Greenland ice sheet is melting at a faster pace, says researcher

According to a study released on Thursday, Aug. 20, 2020, Greenland lost a record amount of ice during an extra warm 2019, with the melt massive enough to cover California in more than 1.25 metres of water. (Felipe Dana/The Associated Press)

Greenland lost a record amount of ice during an extra warm 2019, with the melt massive enough to cover California in more than 1.25 metres of water, a new study said.

After two years when summer ice melt had been minimal, last summer shattered all records with 532 billion tonnes of ice melting, according to satellite measurements reported in a study Thursday. That's more than 532 trillion litres of water.

That's far more than the yearly average loss of 235 billion tonnes since 2003 and easily surpasses the old record of 464 billion tonnes in 2012, said a study in Nature Communications Earth & Environment. The study showed that in the 20th century, there were many years when Greenland gained ice.

"Not only is the Greenland ice sheet melting, but it's melting at a faster and faster pace," said study lead author Ingo Sasgen, a geoscientist at the Alfred Wegener Institute in Germany.

Scientists are concerned over the rapid melting of Greenland's ice sheet. (Felipe Dana/The Associated Press)

Last year's Greenland melt added 1.5 millimetres to global sea level rise. That sounds like a tiny amount but "in our world it's huge, that's astounding," said study co-author Alex Gardner, a NASA ice scientist. Add in more water from melting in other ice sheets and glaciers, along with an ocean that expands as it warms — and that translates into slowly rising sea levels, coastal flooding and other problems, he said.

While general ice melt records in Greenland go back to 1948, scientists since 2003 have had precise records on how much ice melts because NASA satellites measure the gravity of the ice sheets. That's the equivalent of putting the ice on a scale and weighing it as water flows off, Gardner said.

As massive as the melt was last year, the two years before were only on average about 98 billion tonnes. That shows that there's a second factor called Greenland blocking, that either super-charges that or dampens climate-related melting, Gardner said.

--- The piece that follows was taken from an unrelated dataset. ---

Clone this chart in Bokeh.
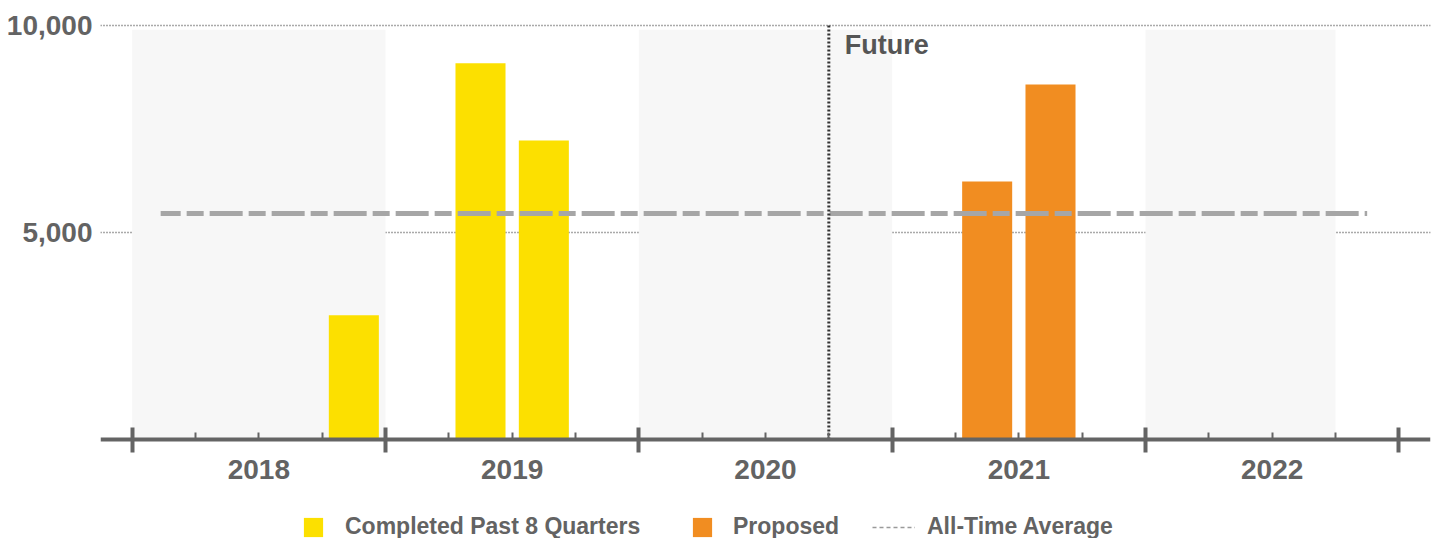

In the summer, there are generally two factors in Greenland's weather, Gardner said. Last year, Greenland blocking — a high pressure over Canada that changes the northern jet stream — caused warm southern air to come up from the United States and Canada and flow into Greenland, forcing more melting.

In 2017 and 2018 without Greenland blocking, cooler Arctic air flowed from open ocean into Greenland, making summer milder, he said.

This year, Greenland's summer melt has been not as severe, closer to normal for recent times, said Ruth Mottram, an ice scientist at the Danish Meteorological Institute, who wasn't part of Sasgen's research.

Mottram and several other outside scientists said Sasgen's calculations make sense. In her own study this month in the International Journal of Climatology, she found similar results and also calculated that Greenland coastal regions have warmed on average 1.7 C in the summer since 1991.

"The fact that 2019 set an all-time record is very concerning," said New York University ice scientist David Holland, who wasn't part of either study.